▶ What needs to be done
Find each line with the string "code" and report it.

▶ Input rows
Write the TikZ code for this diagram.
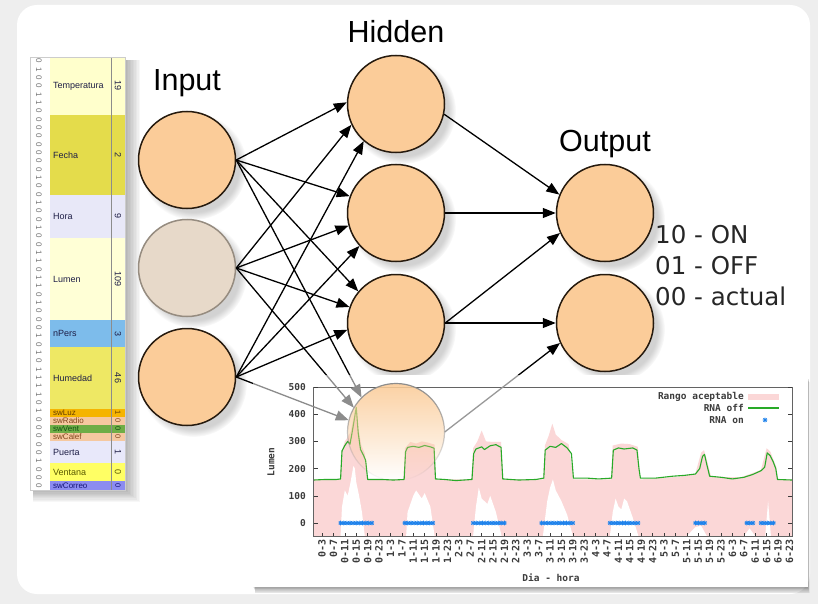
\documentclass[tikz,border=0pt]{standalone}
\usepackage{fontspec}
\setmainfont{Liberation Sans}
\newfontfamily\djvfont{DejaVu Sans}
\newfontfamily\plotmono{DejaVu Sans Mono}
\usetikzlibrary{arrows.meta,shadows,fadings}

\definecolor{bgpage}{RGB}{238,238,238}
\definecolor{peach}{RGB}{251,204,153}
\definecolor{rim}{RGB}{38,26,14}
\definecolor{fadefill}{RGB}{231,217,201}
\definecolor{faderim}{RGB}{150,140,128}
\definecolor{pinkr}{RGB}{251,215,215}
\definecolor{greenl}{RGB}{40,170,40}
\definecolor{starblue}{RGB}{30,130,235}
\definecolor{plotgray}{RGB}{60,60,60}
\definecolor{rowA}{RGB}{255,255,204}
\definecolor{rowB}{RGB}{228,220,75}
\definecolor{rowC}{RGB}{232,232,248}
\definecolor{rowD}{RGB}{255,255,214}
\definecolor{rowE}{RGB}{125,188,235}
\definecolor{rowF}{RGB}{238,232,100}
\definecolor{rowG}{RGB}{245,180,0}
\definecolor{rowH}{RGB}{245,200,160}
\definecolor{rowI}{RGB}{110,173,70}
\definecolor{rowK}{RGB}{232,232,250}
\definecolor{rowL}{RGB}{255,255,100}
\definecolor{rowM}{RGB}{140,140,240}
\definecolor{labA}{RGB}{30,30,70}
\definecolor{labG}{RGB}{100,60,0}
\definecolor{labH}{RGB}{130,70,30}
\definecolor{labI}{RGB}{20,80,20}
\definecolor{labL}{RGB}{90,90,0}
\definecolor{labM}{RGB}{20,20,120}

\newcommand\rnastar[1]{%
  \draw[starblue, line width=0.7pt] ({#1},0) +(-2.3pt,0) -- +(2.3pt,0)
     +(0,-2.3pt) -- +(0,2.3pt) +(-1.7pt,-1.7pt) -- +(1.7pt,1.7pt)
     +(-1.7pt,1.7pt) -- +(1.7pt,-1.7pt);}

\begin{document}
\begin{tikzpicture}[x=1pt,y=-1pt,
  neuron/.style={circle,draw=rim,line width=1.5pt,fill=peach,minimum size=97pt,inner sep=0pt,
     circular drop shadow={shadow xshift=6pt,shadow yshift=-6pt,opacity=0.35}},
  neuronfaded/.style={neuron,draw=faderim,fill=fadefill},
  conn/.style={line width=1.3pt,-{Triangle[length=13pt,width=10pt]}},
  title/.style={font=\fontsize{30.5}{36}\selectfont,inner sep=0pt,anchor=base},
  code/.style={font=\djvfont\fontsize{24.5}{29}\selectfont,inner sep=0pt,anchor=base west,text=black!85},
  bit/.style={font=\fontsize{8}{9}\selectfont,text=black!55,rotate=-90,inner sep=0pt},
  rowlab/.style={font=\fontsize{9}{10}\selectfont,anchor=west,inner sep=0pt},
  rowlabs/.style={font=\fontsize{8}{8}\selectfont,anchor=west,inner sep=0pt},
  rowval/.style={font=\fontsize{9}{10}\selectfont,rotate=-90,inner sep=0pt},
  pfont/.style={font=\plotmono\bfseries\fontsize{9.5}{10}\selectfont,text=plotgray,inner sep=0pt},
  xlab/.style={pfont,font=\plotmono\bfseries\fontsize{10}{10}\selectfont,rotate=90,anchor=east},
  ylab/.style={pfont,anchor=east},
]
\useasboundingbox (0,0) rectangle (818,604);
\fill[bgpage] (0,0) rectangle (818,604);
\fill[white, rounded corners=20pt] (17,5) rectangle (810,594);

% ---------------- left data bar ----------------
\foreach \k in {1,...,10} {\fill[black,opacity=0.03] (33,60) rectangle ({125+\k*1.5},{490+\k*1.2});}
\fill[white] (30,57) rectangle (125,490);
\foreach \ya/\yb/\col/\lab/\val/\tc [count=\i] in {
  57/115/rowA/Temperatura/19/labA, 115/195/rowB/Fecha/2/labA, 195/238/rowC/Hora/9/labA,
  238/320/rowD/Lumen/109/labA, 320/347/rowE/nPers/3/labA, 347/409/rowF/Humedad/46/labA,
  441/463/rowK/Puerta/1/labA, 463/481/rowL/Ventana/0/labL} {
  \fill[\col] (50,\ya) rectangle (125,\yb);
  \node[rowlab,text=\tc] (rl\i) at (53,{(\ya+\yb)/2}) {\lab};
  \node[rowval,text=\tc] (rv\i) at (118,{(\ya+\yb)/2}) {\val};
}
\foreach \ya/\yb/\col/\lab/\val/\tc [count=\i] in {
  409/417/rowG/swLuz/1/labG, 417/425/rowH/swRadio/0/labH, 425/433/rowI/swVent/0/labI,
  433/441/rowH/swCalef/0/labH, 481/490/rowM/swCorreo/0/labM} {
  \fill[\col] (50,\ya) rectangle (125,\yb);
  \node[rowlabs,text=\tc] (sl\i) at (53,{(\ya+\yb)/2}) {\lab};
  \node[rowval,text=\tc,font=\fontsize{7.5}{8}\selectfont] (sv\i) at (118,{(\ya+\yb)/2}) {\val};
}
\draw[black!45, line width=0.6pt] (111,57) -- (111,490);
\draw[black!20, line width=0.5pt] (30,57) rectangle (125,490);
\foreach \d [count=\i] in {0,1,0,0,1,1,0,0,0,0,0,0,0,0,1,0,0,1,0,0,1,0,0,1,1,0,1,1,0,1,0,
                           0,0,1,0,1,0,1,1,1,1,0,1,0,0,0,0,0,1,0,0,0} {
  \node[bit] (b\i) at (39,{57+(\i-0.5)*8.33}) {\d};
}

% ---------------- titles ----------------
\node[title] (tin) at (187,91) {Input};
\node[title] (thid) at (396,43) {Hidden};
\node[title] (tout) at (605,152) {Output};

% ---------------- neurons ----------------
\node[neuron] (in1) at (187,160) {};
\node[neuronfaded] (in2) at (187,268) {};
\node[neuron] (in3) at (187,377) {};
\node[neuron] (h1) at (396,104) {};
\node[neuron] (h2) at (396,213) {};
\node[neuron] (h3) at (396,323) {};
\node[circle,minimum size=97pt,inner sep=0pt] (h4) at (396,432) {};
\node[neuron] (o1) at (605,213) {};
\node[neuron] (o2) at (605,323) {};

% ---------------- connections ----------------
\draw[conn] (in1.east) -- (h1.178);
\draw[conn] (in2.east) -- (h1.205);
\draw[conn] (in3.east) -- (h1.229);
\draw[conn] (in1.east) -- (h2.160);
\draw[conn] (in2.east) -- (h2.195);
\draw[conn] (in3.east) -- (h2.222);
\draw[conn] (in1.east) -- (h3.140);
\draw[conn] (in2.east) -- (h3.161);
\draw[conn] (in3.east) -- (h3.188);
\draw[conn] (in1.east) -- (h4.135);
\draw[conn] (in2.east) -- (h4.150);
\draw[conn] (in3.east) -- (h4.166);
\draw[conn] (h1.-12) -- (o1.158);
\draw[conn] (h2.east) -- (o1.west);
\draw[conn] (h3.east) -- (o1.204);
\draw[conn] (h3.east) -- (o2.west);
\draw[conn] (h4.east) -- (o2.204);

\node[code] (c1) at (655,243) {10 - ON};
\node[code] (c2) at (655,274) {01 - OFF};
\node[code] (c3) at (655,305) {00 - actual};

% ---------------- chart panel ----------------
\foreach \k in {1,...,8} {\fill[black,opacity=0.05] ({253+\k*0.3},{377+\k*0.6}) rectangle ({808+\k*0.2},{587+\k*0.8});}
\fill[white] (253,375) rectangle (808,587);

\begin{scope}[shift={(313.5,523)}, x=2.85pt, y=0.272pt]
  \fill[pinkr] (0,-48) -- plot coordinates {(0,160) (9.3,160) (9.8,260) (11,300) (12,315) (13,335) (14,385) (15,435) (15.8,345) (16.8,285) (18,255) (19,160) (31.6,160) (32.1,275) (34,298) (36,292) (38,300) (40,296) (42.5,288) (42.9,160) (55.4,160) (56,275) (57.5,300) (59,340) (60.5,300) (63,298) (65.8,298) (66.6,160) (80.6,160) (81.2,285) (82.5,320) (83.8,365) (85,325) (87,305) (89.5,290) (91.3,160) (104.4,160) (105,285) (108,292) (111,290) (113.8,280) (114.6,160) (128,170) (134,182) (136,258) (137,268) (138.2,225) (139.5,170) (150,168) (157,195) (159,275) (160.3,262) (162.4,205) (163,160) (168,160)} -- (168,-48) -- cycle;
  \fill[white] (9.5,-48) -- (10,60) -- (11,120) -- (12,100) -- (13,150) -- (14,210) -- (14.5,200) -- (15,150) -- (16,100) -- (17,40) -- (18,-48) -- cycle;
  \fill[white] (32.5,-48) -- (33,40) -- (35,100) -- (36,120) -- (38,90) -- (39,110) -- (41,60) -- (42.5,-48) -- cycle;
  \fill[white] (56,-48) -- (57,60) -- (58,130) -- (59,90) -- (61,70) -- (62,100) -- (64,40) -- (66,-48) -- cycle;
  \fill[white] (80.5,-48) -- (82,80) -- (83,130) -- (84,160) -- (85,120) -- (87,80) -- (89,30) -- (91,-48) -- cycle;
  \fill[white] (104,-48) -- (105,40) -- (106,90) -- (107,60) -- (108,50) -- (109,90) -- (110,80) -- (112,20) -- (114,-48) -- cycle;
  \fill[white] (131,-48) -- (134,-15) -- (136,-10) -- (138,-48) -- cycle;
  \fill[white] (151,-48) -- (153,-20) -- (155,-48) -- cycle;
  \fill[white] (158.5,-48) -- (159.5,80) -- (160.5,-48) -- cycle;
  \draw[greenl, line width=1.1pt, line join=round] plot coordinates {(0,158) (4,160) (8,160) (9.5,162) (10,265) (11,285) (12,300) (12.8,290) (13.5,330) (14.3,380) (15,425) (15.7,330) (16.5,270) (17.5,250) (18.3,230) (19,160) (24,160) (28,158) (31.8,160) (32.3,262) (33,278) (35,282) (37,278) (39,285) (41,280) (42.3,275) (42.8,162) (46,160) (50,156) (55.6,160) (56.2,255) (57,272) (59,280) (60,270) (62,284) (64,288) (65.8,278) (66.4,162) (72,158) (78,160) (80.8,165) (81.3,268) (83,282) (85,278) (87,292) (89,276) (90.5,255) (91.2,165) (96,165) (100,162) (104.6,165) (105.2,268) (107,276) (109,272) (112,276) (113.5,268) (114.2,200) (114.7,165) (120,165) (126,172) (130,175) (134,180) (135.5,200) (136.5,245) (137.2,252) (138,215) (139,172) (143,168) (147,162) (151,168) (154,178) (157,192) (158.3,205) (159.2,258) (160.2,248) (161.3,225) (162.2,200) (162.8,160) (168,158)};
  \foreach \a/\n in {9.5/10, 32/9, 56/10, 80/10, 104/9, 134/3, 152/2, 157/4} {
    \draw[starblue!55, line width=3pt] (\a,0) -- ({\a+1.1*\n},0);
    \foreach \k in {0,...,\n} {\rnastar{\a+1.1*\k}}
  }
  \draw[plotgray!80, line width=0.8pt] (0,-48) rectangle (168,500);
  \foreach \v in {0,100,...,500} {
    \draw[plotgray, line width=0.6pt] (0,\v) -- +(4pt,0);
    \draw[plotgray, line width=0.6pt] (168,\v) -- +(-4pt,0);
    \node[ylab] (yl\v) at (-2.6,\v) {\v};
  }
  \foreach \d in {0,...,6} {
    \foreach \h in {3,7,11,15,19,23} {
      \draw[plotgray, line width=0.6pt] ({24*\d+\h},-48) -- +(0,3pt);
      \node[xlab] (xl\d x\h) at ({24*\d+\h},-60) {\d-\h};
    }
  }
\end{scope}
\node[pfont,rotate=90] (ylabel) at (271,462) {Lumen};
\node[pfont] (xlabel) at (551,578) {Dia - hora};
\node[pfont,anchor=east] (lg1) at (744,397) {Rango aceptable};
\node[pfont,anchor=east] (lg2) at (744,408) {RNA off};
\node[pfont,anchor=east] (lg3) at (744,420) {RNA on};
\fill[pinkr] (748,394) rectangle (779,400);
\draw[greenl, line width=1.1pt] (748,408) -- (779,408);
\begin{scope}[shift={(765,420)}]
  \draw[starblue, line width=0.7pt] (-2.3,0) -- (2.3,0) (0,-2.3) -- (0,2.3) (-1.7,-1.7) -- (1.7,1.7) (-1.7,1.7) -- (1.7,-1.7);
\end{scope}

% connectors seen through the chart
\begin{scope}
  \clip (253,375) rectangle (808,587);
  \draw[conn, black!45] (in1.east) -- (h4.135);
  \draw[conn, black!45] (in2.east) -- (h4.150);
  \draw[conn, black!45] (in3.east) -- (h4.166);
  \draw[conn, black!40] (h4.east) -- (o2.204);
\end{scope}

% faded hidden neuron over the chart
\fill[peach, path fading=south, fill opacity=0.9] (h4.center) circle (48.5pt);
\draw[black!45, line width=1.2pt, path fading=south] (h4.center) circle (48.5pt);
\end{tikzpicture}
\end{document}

--

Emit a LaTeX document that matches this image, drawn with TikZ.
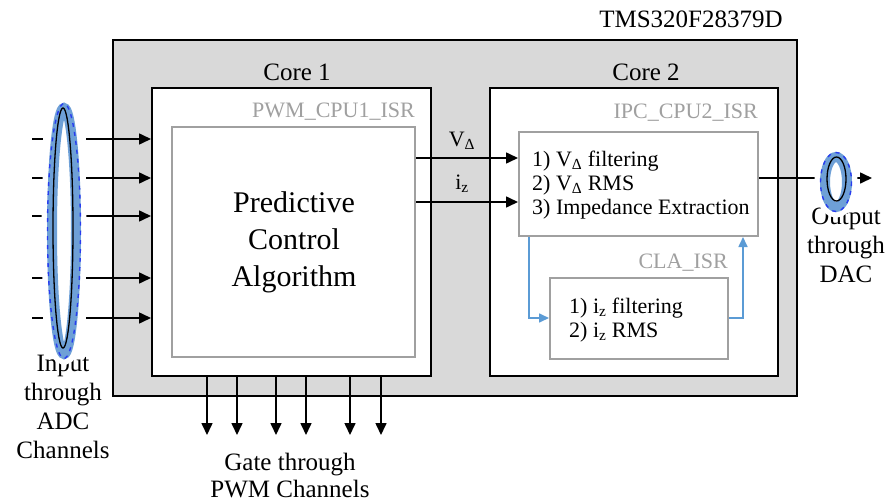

▶ Result of this exercise
Write the TikZ code for this diagram.
  code/.style={font=\djvfont\fontsize{24.5}{29}\selectfont,inner sep=0pt,anchor=base west,text=black!85},
\node[code] (c1) at (655,243) {10 - ON};
\node[code] (c2) at (655,274) {01 - OFF};
\node[code] (c3) at (655,305) {00 - actual};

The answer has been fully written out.